Yeah, these stories suck. Moving on.


Uncanny Valley
Lastly we have the uncanny valley, so named by a Japanese roboticist who noticed that robots with a couple human characteristics like a mustache or vaguely human shape were considered cute and charming, but too close to being human and suddenly they were creepy. The human eye is fine tuned to distinguishing human characteristics, and something that's too close to human but not quite is going to trigger out "kill it with fire!" button.

Disfigurements, fairly or unfairly, fall within this valley. Mental psychosis or sociopathy is uncanny valley. Broken, stilted walking also makes a person no longer a person-that's why the ghost girls in the Ring and the Grudge have distorted movements. The classical monster just takes this uncanny valley to an extreme. In truth, it doesn't take much to make a person no longer a person. Subtle changes go a long way-a mouth that's too wide, eyes that are all black.

Little Kids
This is when that bit about their "vulnerability" goes right out the window. When a kid can turn their situation around and become powerful, they usually turn evil with it. Kids are almost automatically uncanny valley. They're shorter versions of people whose brains work in ways that are sometimes completely incomprehensible. This is when it's acceptable and even encouraged to kill off the evil child-Samara in the Ring may be a kid, but she's evil and she's the threat.

~*~Example~*~
Rewind before the depressing horror crap. The teacher is still at the closet door, which has begun to tap against the statue. The knocking is faint, and the teacher wonders what the heck is closed inside. Why isn't the closet locked? Why use this statue? Is it an animal? There's no other sound, no growing, no crying, nothing. She starts to back away.

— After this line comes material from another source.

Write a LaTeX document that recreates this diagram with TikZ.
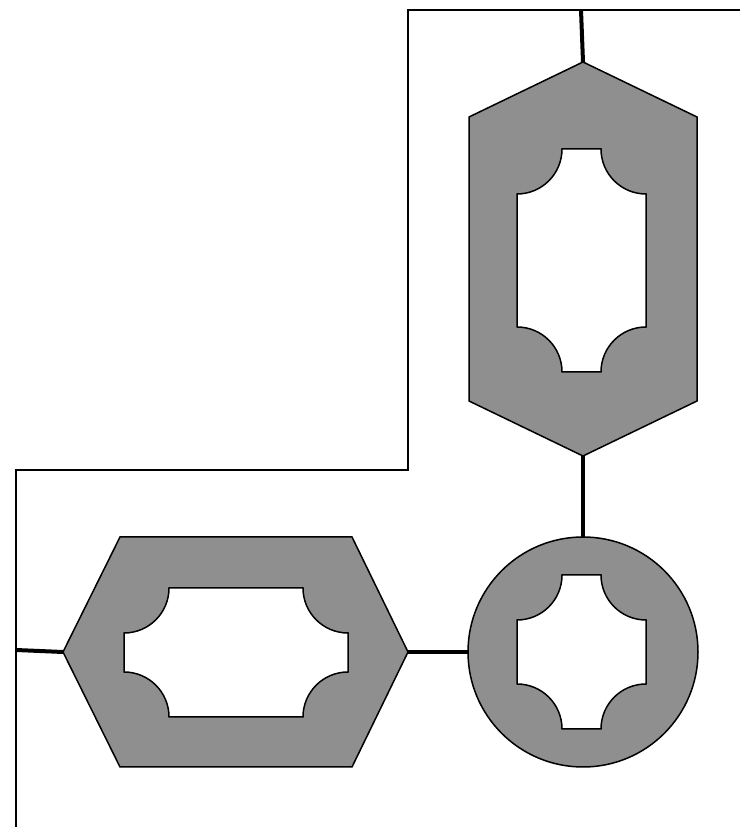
\documentclass[tikz,border=0pt]{standalone}
\begin{document}
\begin{tikzpicture}[x=1pt,y=1pt,
  wall/.style={line width=1.5pt,black},
  link/.style={line width=4pt,black},
  part/.style={fill={rgb,255:red,143;green,143;blue,143},draw=black,line width=1.5pt,even odd rule,line join=miter}]
\useasboundingbox (0,0) rectangle (740,827);
% walls
\draw[wall] (740,817) -- (408,817) -- (408,357) -- (16,357) -- (16,0);
% named anchor points
\coordinate (wallTop) at (581,817);
\coordinate (vhexTop) at (583,765);
\coordinate (vhexBot) at (583,371);
\coordinate (circTop) at (583,290);
\coordinate (circLeft) at (468,175);
\coordinate (hhexRight) at (408,175);
\coordinate (hhexLeft) at (63,175);
\coordinate (wallLeft) at (16,177);
% connectors
\draw[link] (wallTop) -- (vhexTop);
\draw[link] (vhexBot) -- (circTop);
\draw[link] (hhexRight) -- (circLeft);
\draw[link] (wallLeft) -- (hhexLeft);
% vertical hexagon
\draw[part] (583,765) -- (697,710) -- (697,426) -- (583,371) -- (469,426) -- (469,710) -- cycle
  (562,678) -- (601,678) arc[start angle=180,end angle=270,radius=45]
  -- (646,500) arc[start angle=90,end angle=180,radius=45]
  -- (562,455) arc[start angle=0,end angle=90,radius=45]
  -- (517,633) arc[start angle=270,end angle=360,radius=45] -- cycle;
% circle
\draw[part] (583,175) circle[radius=115]
  (562,252) -- (601,252) arc[start angle=180,end angle=270,radius=45]
  -- (646,143) arc[start angle=90,end angle=180,radius=45]
  -- (562,98) arc[start angle=0,end angle=90,radius=45]
  -- (517,207) arc[start angle=270,end angle=360,radius=45] -- cycle;
% horizontal hexagon
\draw[part] (120,290) -- (352,290) -- (408,175) -- (352,60) -- (120,60) -- (63,175) -- cycle
  (169,239) -- (303,239) arc[start angle=180,end angle=270,radius=45]
  -- (348,155) arc[start angle=90,end angle=180,radius=45]
  -- (169,110) arc[start angle=0,end angle=90,radius=45]
  -- (124,194) arc[start angle=270,end angle=360,radius=45] -- cycle;
\end{tikzpicture}
\end{document}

As if sensing that she's moving away, the knocking grows heavier. It shakes the statue. She backs away faster, then turns and runs to the door, which is now locked. She bangs on it, tries to yank it open, then gives up and heads for the windows. The latch is high up and she has to stretch, barely reaching it with the tip of her fingers. As she's undoing the stiff latch, her fingers slipping once, then again, she hears the statue fall.

She looks over her shoulder. Mary rolls away from the closet door, coming to rest facing the teacher. Mary is weeping blood.

The closet door has stopped shaking. Now it slowly falls open...


Finally...
The overall sense of horror is a combination of all of the above. Horror draws up fear and presents it to the audience in a slow, steady and careful reveal. It's deliberate. It's the slow lifting of a curtain over something monstrous, and the last couple of inches before the creature is revealed is the most tense, the most terrifying. There should be no rushing through a scene. Horror demands mastery of pacing and an almost poetic touch with the less showy techniques of fiction. Rely on insanity, haunted houses and the threat of death, and you'll have all the elements but none of the feeling.

Use a light hand. Give your audience some hints, an image or two they'd recognize as dangerous, a threat that they never have to see, and then slowly lead them along through the story. Nothing ever has to jump out of the closet. Whatever it is will be far scarier in their head than anything you can ever show them.

Thanks for reading, and I hope this helped.